The wisdom of the Spring Equinox…
There are few things in life one can be sure of, but we find constancy in the celestial bodies; every year, we move through periods of time when the days are longer than the nights and vice versa, and every year, we arrive at two points in the calendar when there is an equal amount of light and dark. We are currently standing at one of these points: the Spring equinox.
The Spring equinox, or Vernal equinox as it is also known, marks the moment when the plane of the Earth’s equator passes through the centre of the sun.
Nature has a habit of establishing balance – a habit our yoga practice can help us to emulate. Indeed, if we break down the word hatha, as in hatha yoga (the physical practice of yoga, which prepares the mind and body for the practice of meditation), we get the Sanskrit words ‘ha’ and ‘tha’, which can be translated as ‘sun’ and ‘moon’ (or light and dark).
3 good reasons why humans need balance
We find a very encouraging answer to this question in one of the most well-known contemporary texts on yoga, ‘Asana, Pranayama, Mudra, Bandha’ (written by Swami Satyananda Saraswati and published by the Bihar School in India):
“The main object of hatha yoga is to create balance between the interacting activities and processes of the pranic [energetic] and mental forces. Once this has been achieved, the impulses generated give a call of awakening to sushumna nadi, the central pathway in the spine, through which the kundalini shakti rises to sahasrara chakra, thereby illumining the higher centres of human consciousness.” (pg 11, 1996 edition)

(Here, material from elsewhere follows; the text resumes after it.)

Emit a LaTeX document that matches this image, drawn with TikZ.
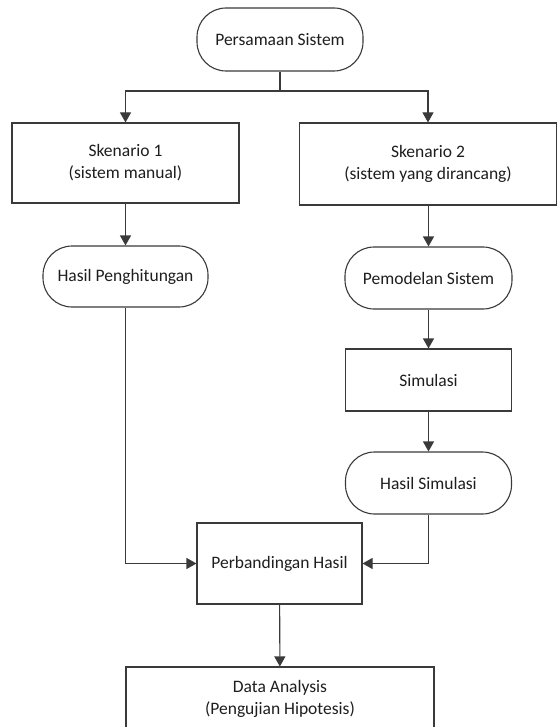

Even without the promise of higher consciousness, yoga gives us reason to mirror the state of balance that comes with the Spring equinox. In a passage we can perhaps relate more easily to our day-to-day lives, the same text explains that the balancing practices of yoga (postures and breathwork) can help us maintain a healthy body and avoid fluctuations in our energy levels.
The sun salutations alone show us how yoga is fundamentally a practice of balance. We inhale and lift the arms, opening the body in the process. And then we exhale and fold forward, closing ourselves up again. We inhale as we step back with one leg and lift (open) the chest, and exhale as we step into plank and lower ourselves towards the ground. We open and we close, expand and reduce, inhale and exhale…
Anuloma Viloma, also known as Nadi Shondana pranayama, is a particularly helpful breathing technique for promoting evenness in both the mind and body. It can also provide a wonderfully cooling counterbalance to an asana practice which is designed to increase heat and strength in the body. Click here for full instructions on how to perform Anuloma Viloma.
Patanjali’s Yoga Sutras offer us further motivation to align ourselves with the Spring equinox, with the concept of Brahmacharya (the fourth of the five Yamas), which is widely understood to mean ‘moderation of the senses’. By learning to manage the way we respond to our sensory desires and aversions – by gaining control over them, by consciously choosing to indulge them or not– we are able to maintain a state of equanimity.
This is useful on a practical level because in life, there are ups and downs, some more pronounced than others. We can’t control all of these events, but by practising Brahmacharya, we develop the ability to choose how we respond to them. By becoming aware of our habits and tendencies, we can also see where our excesses are causing energetic and emotional imbalance – and alter our actions and habits accordingly.
One particularly effective exercise is to try giving up something with which you associate your happiness (eg. coffee, chocolate, Facebook, buying clothes, watching telly) – a challenge we set our yoga students every year, to coincide with Lent (you can read more about this in the previous Peacock Tree Yoga blog.
Vastu-samye citta-bhedat tayor vibhaktah panthah
I received a wonderful teaching at a Jiva Mukti class recently, which offers us yet another way of understanding objects and the way we see and feel about them. The chant written above tells us that each individual person perceives the same object in a different way, according to their own state of mind and projections. Everything is empty from its own side and appears according to how you see it.
Everything in moderation (even moderation itself!)
As anyone who’s tried it will know, giving up any of the pleasures of the sensory world, even if only for one week, is no mean feat – it’s easy to fall off the moderation wagon. This is all part of the exercise, since the experience serves to heighten our awareness of how we relate to things (“That chocolate bar will make me happy…”) and how our choices regarding them affect our mental and physical wellbeing (“…but now that pleasurable sugary moment has passed, I feel nothing but a dip in my energy levels”).
As long as we remain mindful of our choices – of how we respond to the objects and events that are happening around us – we can be ‘masterly’ in our behaviour. And if we can master the art of equanimity – a state of being that’s given definition in Rudyard Kipling’s wonderful poem, If – we can stay calm and remain peaceful, come light or dark.